During the warm season, when insects are plentiful, the cat food consumption dramatically sinks to ½ of what they eat in Winter, it seems grasshoppers, crickets and spiders still taste better than "fast-food".
 
@Dottie the Chicken i am only housing 3 ducks in there right now. It is not too cold. The walls are made of wood beams and chicken wire. We covered them with plastic and old windows for the winter

I just turned the light off. I have 3 2 month old ducklings (they actually are almost full size) how should I introduce them to the other 3? I’m worried about the drakes going at the drake babies... sorry this is a little off topic but it would be nice to have them join each other soon.
Depending how aggressive your drakes are, three "old" plus three 'new" ducks could just fight it out. How many drakes and how many ducks do you have?
 
My ducks have very good ventilation and they can go in their run as much as they want.
So my ratio of drakes and hens are terrible so I have 4 drakes and 2 hens.. but I have 2 coops. So my plan is to keep the boys in the coop the big ducks are in and the girls in the coop the little ducks are in (our old chicken coop). Thats why I’d like to introduce the little boys and the big boys so I can move out the big girl into her own hen house with her other lady friend. So that when spring comes I’m not finding my hens in bad health.
I hope that makes sense.
 
Should I keep them all in a pen together? I’m afraid if I let the young ducks free range right now they won’t know how to get back. I let my duck walk around outside once and she ran off (I did get her back) she was probably a month old when this happened. I’ve introduced all the ducks before just between chicken wire and me holding them and the big ducks were exitedand the little duck was shaking (this was 2 weeks ago)
 
Should I keep them all in a pen together? I’m afraid if I let the young ducks free range right now they won’t know how to get back. I let my duck walk around outside once and she ran off (I did get her back) she was probably a month old when this happened.
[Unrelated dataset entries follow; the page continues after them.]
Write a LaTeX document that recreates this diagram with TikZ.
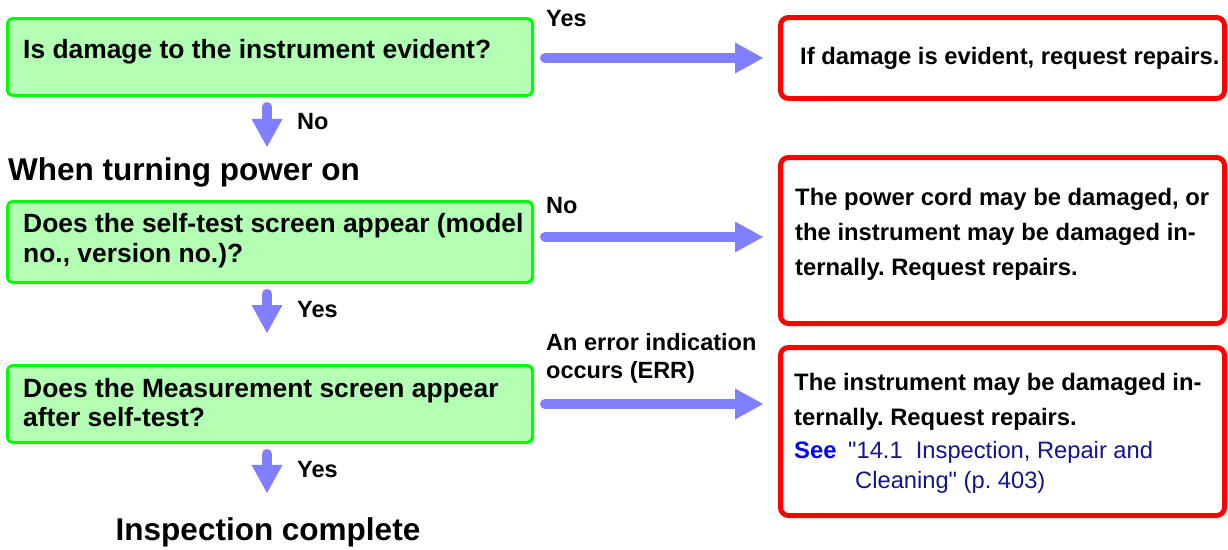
\documentclass[tikz,border=0pt]{standalone}
\usepackage{fontspec}
\setmainfont{Liberation Sans}
\newfontfamily\reffont{Liberation Sans}[Ligatures=TeXOff]
\usetikzlibrary{arrows.meta,calc}
\definecolor{boxgreen}{RGB}{0,255,0}
\definecolor{fillgreen}{RGB}{179,255,179}
\definecolor{arrowblue}{RGB}{128,128,255}
\definecolor{seeblue}{RGB}{0,0,255}
\definecolor{refnavy}{RGB}{20,20,140}
\frenchspacing
\begin{document}
\begin{tikzpicture}[x=1pt,y=-1pt,
  qbox/.style={draw=boxgreen,fill=fillgreen,line width=3pt,rounded corners=5pt,inner sep=0pt},
  abox/.style={draw=red,line width=5pt,rounded corners=8pt,inner sep=0pt},
  flow/.style={draw=arrowblue,line width=10pt,line cap=round,
    -{Triangle[length=28pt,width=31pt,line width=0pt,fill=arrowblue]}},
  qtext/.style={font=\fontsize{26.4}{30}\selectfont\bfseries,anchor=base west,inner sep=0pt},
  atext/.style={font=\fontsize{23.8}{28}\selectfont\bfseries,anchor=base west,inner sep=0pt},
  lbl/.style={font=\fontsize{23.5}{28}\selectfont\bfseries,anchor=base west,inner sep=0pt},
  headtext/.style={font=\fontsize{31.5}{36}\selectfont\bfseries,inner sep=0pt},
  reftext/.style={font=\reffont\fontsize{23.7}{28}\selectfont,text=refnavy,anchor=base west,inner sep=0pt}]
\fill[white] (0,0) rectangle (1228,549);
\useasboundingbox (0,0) rectangle (1228,549);

% question boxes
\node[qbox,minimum width=525pt,minimum height=77pt] (g1) at (270,57) {};
\node[qbox,minimum width=525pt,minimum height=81pt] (g2) at (270,242) {};
\node[qbox,minimum width=525pt,minimum height=77pt] (g3) at (270,404) {};

% answer boxes
\node[abox,minimum width=444pt,minimum height=81pt] (r1) at (1002.5,58) {};
\node[abox,minimum width=444pt,minimum height=166pt] (r2) at (1002.5,240.5) {};
\node[abox,minimum width=444pt,minimum height=168pt] (r3) at (1002.5,431.5) {};

% question texts
\node[qtext] (g1a) at (23,58) {Is damage to the instrument evident?};
\node[qtext] (g2a) at (23,232) {Does the self-test screen appear (model};
\node[qtext] (g2b) at (23,262) {no., version no.)?};
\node[qtext] (g3a) at (23,397) {Does the Measurement screen appear};
\node[qtext] (g3b) at (23,426) {after self-test?};

% answer texts
\node[atext] (r1a) at (800,64) {If damage is evident, request repairs.};
\node[atext] (r2a) at (795,205) {The power cord may be damaged, or};
\node[atext] (r2b) at (795,240) {the instrument may be damaged in-};
\node[atext] (r2c) at (795,275) {ternally. Request repairs.};
\node[atext] (r3a) at (794,390) {The instrument may be damaged in-};
\node[atext] (r3b) at (794,425) {ternally. Request repairs.};
\node[atext,text=seeblue] (see) at (794,458) {See};
\node[reftext] (ref1) at (848,458) {"14.1\ \ Inspection, Repair and};
\node[reftext] (ref2) at (855,488) {Cleaning" (p. 403)};

% headings
\node[headtext,anchor=base west] (h1) at (8,180) {When turning power on};
\node[headtext,anchor=base] (h2) at (268,540) {Inspection complete};

% labels
\node[lbl] (l1) at (546,26) {Yes};
\node[lbl] (l2) at (297,129) {No};
\node[lbl] (l3) at (546,213) {No};
\node[lbl] (l4) at (297,317) {Yes};
\node[lbl] (l5a) at (546,350) {An error indication};
\node[lbl] (l5b) at (546,378) {occurs (ERR)};
\node[lbl] (l6) at (297,477) {Yes};

% horizontal connectors
\coordinate (a1) at ([yshift=-1pt]g1.east);
\coordinate (a2) at ([yshift=5pt]g2.east);
\coordinate (a3) at (g3.east);
\draw[flow,shorten <=11pt,shorten >=15pt] (a1) -- (a1 -| r1.west);
\draw[flow,shorten <=11pt,shorten >=15pt] (a2) -- (a2 -| r2.west);
\draw[flow,shorten <=11pt,shorten >=15pt] (a3) -- (a3 -| r3.west);

% vertical connectors
\coordinate (col) at (267,0);
\draw[flow,shorten <=10pt,shorten >=10pt] (g1.south -| col) -- (h1.north -| col);
\draw[flow,shorten <=10pt,shorten >=31pt] (g2.south -| col) -- (g3.north -| col);
\draw[flow,shorten <=10pt,shorten >=24pt] (g3.south -| col) -- (h2.north -| col);
\end{tikzpicture}
\end{document}
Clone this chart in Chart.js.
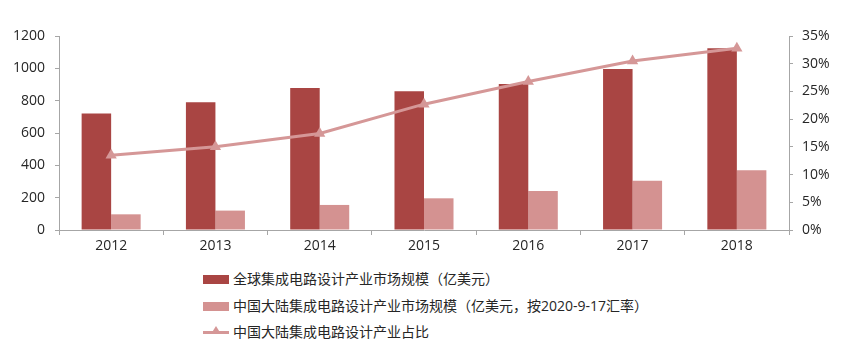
<!DOCTYPE html>
<html lang="zh-CN">
<head>
<meta charset="utf-8">
<script src="https://cdn.jsdelivr.net/npm/chart.js@4/dist/chart.umd.min.js"></script>
<style>
  html, body { margin: 0; padding: 0; background: #fff; }
  #wrap { position: relative; width: 845px; height: 346px; overflow: hidden; }
  #chartBox { position: absolute; left: 0; top: 0; width: 845px; height: 262px; }
  .legend { position: absolute; left: 203px; top: 266px; font-family: "Open Sans", "Noto Sans CJK SC", sans-serif; font-size: 14px; color: #262626; }
  .item { position: relative; height: 26.5px; line-height: 26.5px; padding-left: 30px; white-space: nowrap; }
  .sw { position: absolute; left: 0; top: 9px; width: 26px; height: 9px; }
  .ln { position: absolute; left: 0; top: 12px; width: 26px; height: 3px; }
  .tri { position: absolute; left: 8px; top: 7px; width: 0; height: 0;
         border-left: 5px solid transparent; border-right: 5px solid transparent; border-bottom: 8px solid #D59797; }
</style>
</head>
<body>
<div id="wrap">
  <div id="chartBox"><canvas id="c"></canvas></div>
  <div class="legend" id="legend"></div>
</div>
<script>
// Years on the category axis
const years = ['2012', '2013', '2014', '2015', '2016', '2017', '2018'];
// Global IC design market size (100M USD)
const globalMarket = [720, 790, 878, 858, 903, 996, 1124];
// Mainland China IC design market size (100M USD, at the 2020-9-17 rate)
const chinaMarket = [97, 120, 155, 196, 241, 305, 369];
// Mainland China share of the global market (%)
const chinaShare = [13.5, 15.0, 17.4, 22.7, 26.8, 30.5, 32.8];

const seriesNames = [
  '全球集成电路设计产业市场规模（亿美元）',
  '中国大陆集成电路设计产业市场规模（亿美元，按2020-9-17汇率）',
  '中国大陆集成电路设计产业占比'
];

const darkRed = '#A94543';
const lightRed = '#D49291';
const lineRed = '#D59797';
const axisGrey = '#A6A6A6';
const textColor = '#262626';
const fontFamily = '"Open Sans", "Noto Sans CJK SC", sans-serif';

const tickFont = { family: fontFamily, size: 14 };

new Chart(document.getElementById('c'), {
  type: 'bar',
  data: {
    labels: years,
    datasets: [
      {
        type: 'line',
        label: seriesNames[2],
        data: chinaShare,
        yAxisID: 'y1',
        borderColor: lineRed,
        backgroundColor: lineRed,
        borderWidth: 3,
        pointStyle: 'triangle',
        pointRadius: 6.5,
        pointBackgroundColor: lineRed,
        pointBorderColor: lineRed,
        pointBorderWidth: 0,
        tension: 0,
        order: 0
      },
      {
        label: seriesNames[0],
        data: globalMarket,
        yAxisID: 'y',
        backgroundColor: darkRed,
        categoryPercentage: 0.566,
        barPercentage: 1,
        order: 1
      },
      {
        label: seriesNames[1],
        data: chinaMarket,
        yAxisID: 'y',
        backgroundColor: lightRed,
        categoryPercentage: 0.566,
        barPercentage: 1,
        order: 1
      }
    ]
  },
  options: {
    responsive: true,
    maintainAspectRatio: false,
    animation: false,
    layout: { padding: { top: 36, left: 0, right: 0, bottom: 0 } },
    plugins: { legend: { display: false }, tooltip: { enabled: false } },
    scales: {
      x: {
        offset: true,
        grid: { offset: true, drawOnChartArea: false, drawTicks: true, tickLength: 5, color: axisGrey },
        border: { color: axisGrey, width: 1 },
        ticks: { color: textColor, font: tickFont, padding: 3, maxRotation: 0 },
        afterFit: (s) => { s.height = 32; }
      },
      y: {
        position: 'left',
        min: 0, max: 1200,
        grid: { drawOnChartArea: false, drawTicks: true, tickLength: 4, color: axisGrey },
        border: { color: axisGrey, width: 1 },
        ticks: { stepSize: 200, color: textColor, font: tickFont, padding: 10,
                 callback: (v) => String(v) },
        afterFit: (s) => { s.width = 59; }
      },
      y1: {
        position: 'right',
        min: 0, max: 35,
        grid: { drawOnChartArea: false, drawTicks: true, tickLength: 4, color: axisGrey },
        border: { color: axisGrey, width: 1 },
        ticks: { stepSize: 5, color: textColor, font: tickFont, padding: 9,
                 callback: (v) => v + '%' },
        afterFit: (s) => { s.width = 56; }
      }
    }
  }
});

// Legend below the chart, one series per row
const legend = document.getElementById('legend');
const swatches = [
  '<span class="sw" style="background:' + darkRed + '"></span>',
  '<span class="sw" style="background:' + lightRed + '"></span>',
  '<span class="ln" style="background:' + lineRed + '"></span><span class="tri"></span>'
];
seriesNames.forEach((name, i) => {
  const row = document.createElement('div');
  row.className = 'item';
  row.innerHTML = swatches[i];
  row.appendChild(document.createTextNode(name));
  legend.appendChild(row);
});
</script>
</body>
</html>
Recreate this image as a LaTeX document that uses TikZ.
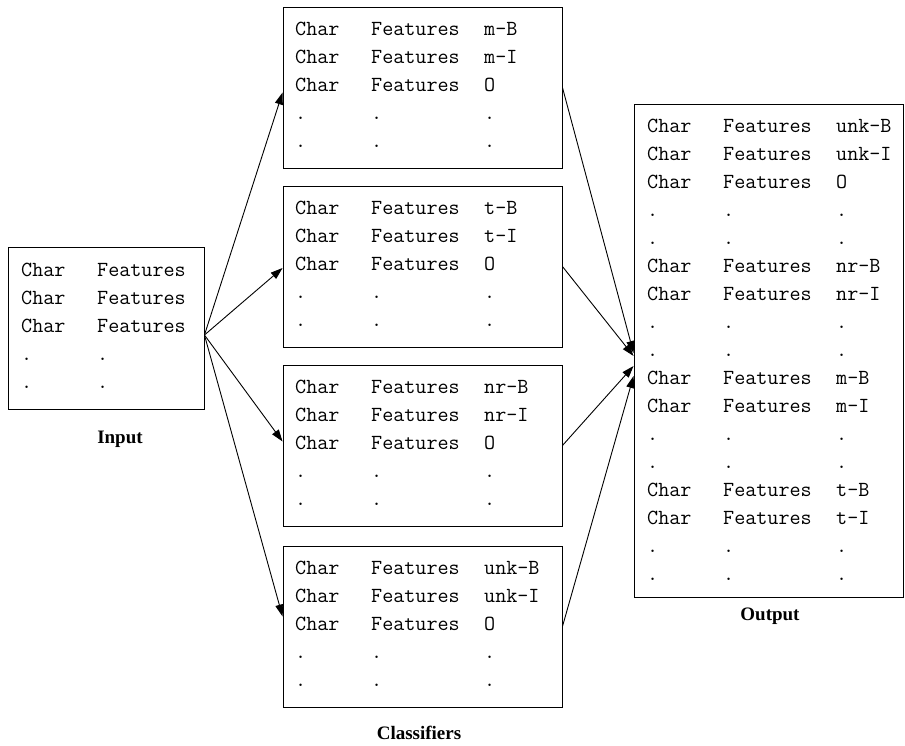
\documentclass[tikz,border=0pt]{standalone}
\usepackage{fontspec}
\setmainfont{Liberation Serif}
\usetikzlibrary{arrows.meta}
\newcommand\rw[3]{\makebox[76pt][l]{#1}\makebox[113pt][l]{#2}#3}
\newcommand\fl{\rule{0pt}{20pt}}
\begin{document}
\begin{tikzpicture}[x=1pt,y=-1pt,
  box/.style={draw, line width=0.9pt, inner sep=0pt, rectangle},
  cls/.style={box, minimum width=279pt, minimum height=161pt},
  txt/.style={anchor=north west, inner sep=0pt, align=left, font=\ttfamily\fontsize{21.5}{28}\selectfont},
  lbl/.style={inner sep=0pt, font=\bfseries\fontsize{19}{20}\selectfont},
  arr/.style={line width=0.9pt, -{Triangle[length=12pt,width=8pt]}}]
\useasboundingbox (0,0) rectangle (905,745);
% Input
\node[box, minimum width=196pt, minimum height=162pt] (in) at (106,328) {};
\node[txt] (intxt) at (21,256) {\fl\rw{Char}{Features}{}\\\rw{Char}{Features}{}\\\rw{Char}{Features}{}\\\rw{.}{.}{}\\\rw{.}{.}{}};
\node[lbl] (inlbl) at (120,439) {Input};
% Classifiers
\node[cls] (c1) at (422.5,87.5) {};
\node[cls] (c2) at (422.5,266.5) {};
\node[cls] (c3) at (422.5,445.5) {};
\node[cls] (c4) at (422.5,626.5) {};
\node[txt] (t1) at (295,15) {\fl\rw{Char}{Features}{m-B}\\\rw{Char}{Features}{m-I}\\\rw{Char}{Features}{O}\\\rw{.}{.}{.}\\\rw{.}{.}{.}};
\node[txt] (t2) at (295,194) {\fl\rw{Char}{Features}{t-B}\\\rw{Char}{Features}{t-I}\\\rw{Char}{Features}{O}\\\rw{.}{.}{.}\\\rw{.}{.}{.}};
\node[txt] (t3) at (295,373) {\fl\rw{Char}{Features}{nr-B}\\\rw{Char}{Features}{nr-I}\\\rw{Char}{Features}{O}\\\rw{.}{.}{.}\\\rw{.}{.}{.}};
\node[txt] (t4) at (295,554) {\fl\rw{Char}{Features}{unk-B}\\\rw{Char}{Features}{unk-I}\\\rw{Char}{Features}{O}\\\rw{.}{.}{.}\\\rw{.}{.}{.}};
\node[lbl] (clbl) at (419,733) {Classifiers};
% Output
\node[box, minimum width=269pt, minimum height=493pt] (out) at (768.5,350.5) {};
\node[txt] (otxt) at (647,112) {\fl\rw{Char}{Features}{unk-B}\\\rw{Char}{Features}{unk-I}\\\rw{Char}{Features}{O}\\\rw{.}{.}{.}\\\rw{.}{.}{.}\\
\rw{Char}{Features}{nr-B}\\\rw{Char}{Features}{nr-I}\\\rw{.}{.}{.}\\\rw{.}{.}{.}\\
\rw{Char}{Features}{m-B}\\\rw{Char}{Features}{m-I}\\\rw{.}{.}{.}\\\rw{.}{.}{.}\\
\rw{Char}{Features}{t-B}\\\rw{Char}{Features}{t-I}\\\rw{.}{.}{.}\\\rw{.}{.}{.}};
\node[lbl] (olbl) at (770,616) {Output};
% Arrows input -> classifiers
\draw[arr] ([yshift=-7pt]in.east) -- ([yshift=-5pt]c1.west);
\draw[arr] ([yshift=-7pt]in.east) -- ([yshift=-1.5pt]c2.west);
\draw[arr] ([yshift=-7pt]in.east) -- ([yshift=4pt]c3.west);
\draw[arr] ([yshift=-7pt]in.east) -- ([yshift=10pt]c4.west);
% Arrows classifiers -> output
\draw[arr] (c1.east) -- ([yshift=-2.5pt]out.west);
\draw[arr] (c2.east) -- ([yshift=-5.5pt]out.west);
\draw[arr] (c3.east) -- ([yshift=-15.5pt]out.west);
\draw[arr] (c4.east) -- ([yshift=-25.5pt]out.west);
\end{tikzpicture}
\end{document}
I’ve introduced all the ducks before just between chicken wire and me holding them and the big ducks were exitedand the little duck was shaking (this was 2 weeks ago)
Sure you should have an area fenced off for the ducks until they have accepted their house as "home". Once they got used to sleep in their house overnight they may wander around (my ducks do that) but will come back when it gets dark.